■關峰
父親和母親去世都是在臘月,父親是臘月初一,母親是臘月初八。每到臘月,總是讓我心中湧起無盡的傷感,寒風吹散了溫暖的記憶。思念如冰,痛徹心扉,我在麥田裡寫下心事,字字句句慢慢地融化。獨自一人落寞地在麥田裡走著,心裡卻沒了方向。真有一種淒淒切切思念故鄉,站在瑟瑟寒風中尋找父母的墳塋。
坐在離父親最近的地方,看著父母並在一起的土墳,心生酸楚。母親是七十八歲去世的,父親是八十六歲去世的。父親比母親大三歲,他們一生恩愛有加,是我們晚輩的榜樣。「再大的傷痛,你只要睡個覺就忘了,忘記煩惱的事才會幸福。」父親的話雖不是名言,但讓我記了一輩子。舊社會,父親五歲時爺爺就去世了,三十多歲的奶奶守寡,帶著五個孩子相依為命,為了生活四處奔波,哭瞎了一隻眼。父親二十歲學會了染布,那時都是鄉里鄉親織的土白布,染成黑色就可以做衣服了。父親的染色技術還是很原始的,把染料放在大鍋中煮開,把白布放在鍋裡煮一下撈出來,放到水塘裡洗乾淨,掛到街兩側繩上曬乾,放到平布石平整一下就可以了。
坐在離父親最近的地方,我非常崇拜父親在平淡生活中執著與堅守,他要過一點屬於自己的生活,無論累與甜,他都要埋頭苦幹。以前,交通不便,買染料要去很遠的地方去買。二十多歲的父親半夜開始騎著車出發,騎行二百多里,帶著二百多斤染料又半夜返回,這需要多大的耐力呀。
坐在離父親最近的地方,臘月裡的傷感不僅觸動心靈,更能觸碰淚點,父親的人生選擇題就是累並快樂著。

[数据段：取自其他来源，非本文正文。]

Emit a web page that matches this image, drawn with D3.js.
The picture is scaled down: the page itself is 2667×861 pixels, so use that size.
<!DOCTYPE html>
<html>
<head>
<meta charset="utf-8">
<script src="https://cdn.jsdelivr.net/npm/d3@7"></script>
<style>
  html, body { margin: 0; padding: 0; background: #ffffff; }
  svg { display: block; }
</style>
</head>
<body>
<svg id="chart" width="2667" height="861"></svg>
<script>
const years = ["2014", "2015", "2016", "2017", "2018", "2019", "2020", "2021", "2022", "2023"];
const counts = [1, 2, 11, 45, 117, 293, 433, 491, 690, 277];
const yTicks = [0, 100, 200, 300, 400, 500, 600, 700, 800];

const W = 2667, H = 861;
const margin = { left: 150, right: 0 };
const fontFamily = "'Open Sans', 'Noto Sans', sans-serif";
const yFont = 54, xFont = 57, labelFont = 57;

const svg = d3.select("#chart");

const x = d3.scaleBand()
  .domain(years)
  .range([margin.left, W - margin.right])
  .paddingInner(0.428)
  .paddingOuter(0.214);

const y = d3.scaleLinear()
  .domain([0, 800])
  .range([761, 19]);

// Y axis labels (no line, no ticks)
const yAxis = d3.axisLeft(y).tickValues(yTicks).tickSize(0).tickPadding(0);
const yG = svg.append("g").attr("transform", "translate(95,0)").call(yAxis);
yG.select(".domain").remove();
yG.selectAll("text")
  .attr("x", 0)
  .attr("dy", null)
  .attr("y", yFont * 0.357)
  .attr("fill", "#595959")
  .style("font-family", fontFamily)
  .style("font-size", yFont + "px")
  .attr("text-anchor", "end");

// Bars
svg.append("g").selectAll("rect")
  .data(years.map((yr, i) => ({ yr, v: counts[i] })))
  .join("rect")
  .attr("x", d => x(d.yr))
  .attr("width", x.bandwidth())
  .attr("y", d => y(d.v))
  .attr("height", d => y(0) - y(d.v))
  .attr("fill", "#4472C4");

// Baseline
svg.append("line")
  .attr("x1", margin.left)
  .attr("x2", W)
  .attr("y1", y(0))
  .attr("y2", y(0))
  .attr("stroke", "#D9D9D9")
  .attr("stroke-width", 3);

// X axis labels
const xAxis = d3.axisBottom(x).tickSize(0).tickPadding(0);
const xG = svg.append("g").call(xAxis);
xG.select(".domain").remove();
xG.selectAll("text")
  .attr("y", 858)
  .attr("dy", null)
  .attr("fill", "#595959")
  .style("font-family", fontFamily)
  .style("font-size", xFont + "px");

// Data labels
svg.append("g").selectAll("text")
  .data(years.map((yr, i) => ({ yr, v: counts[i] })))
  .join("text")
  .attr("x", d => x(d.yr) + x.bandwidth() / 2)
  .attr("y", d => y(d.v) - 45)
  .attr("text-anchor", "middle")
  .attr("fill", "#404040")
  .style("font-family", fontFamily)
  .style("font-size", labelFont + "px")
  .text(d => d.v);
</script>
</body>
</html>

平布是染布的最後一道工序,是比較費力氣的活,平布沒勁不行,兩腳勁使不均勻也不行,拚得就是勁。兩塊上千的大石頭可以把染好的布平得平平平整整。下面一塊類似花崗岩的方石,把布放在上面,用一塊類似元寶的大青石,大青石足有五百斤,父親兩只腳站在大青石上來回使勁,平整每一塊染好的布,讓客戶滿意。後來,我家的染房併入供銷社,父親成為供銷社雜貨門市部的一名員工,一幹就是幾十年。父親的身體一直硬朗,只到八十六歲去世,一直沒有拄著枴杖,腰不彎、背不駝,這與他年輕時的鍛練是分不開的。
父親走了,他留下的兩塊平布石還在,前些年用作街口水井的護欄,後來水井不用了,兩塊平布石也被人掀掉了放到不起眼的角落。平時回小鎮上的老家,我也會摸摸那兩塊石頭,因為它們也離父親最近,那石頭上面浸有父親的汗水和父親的希望。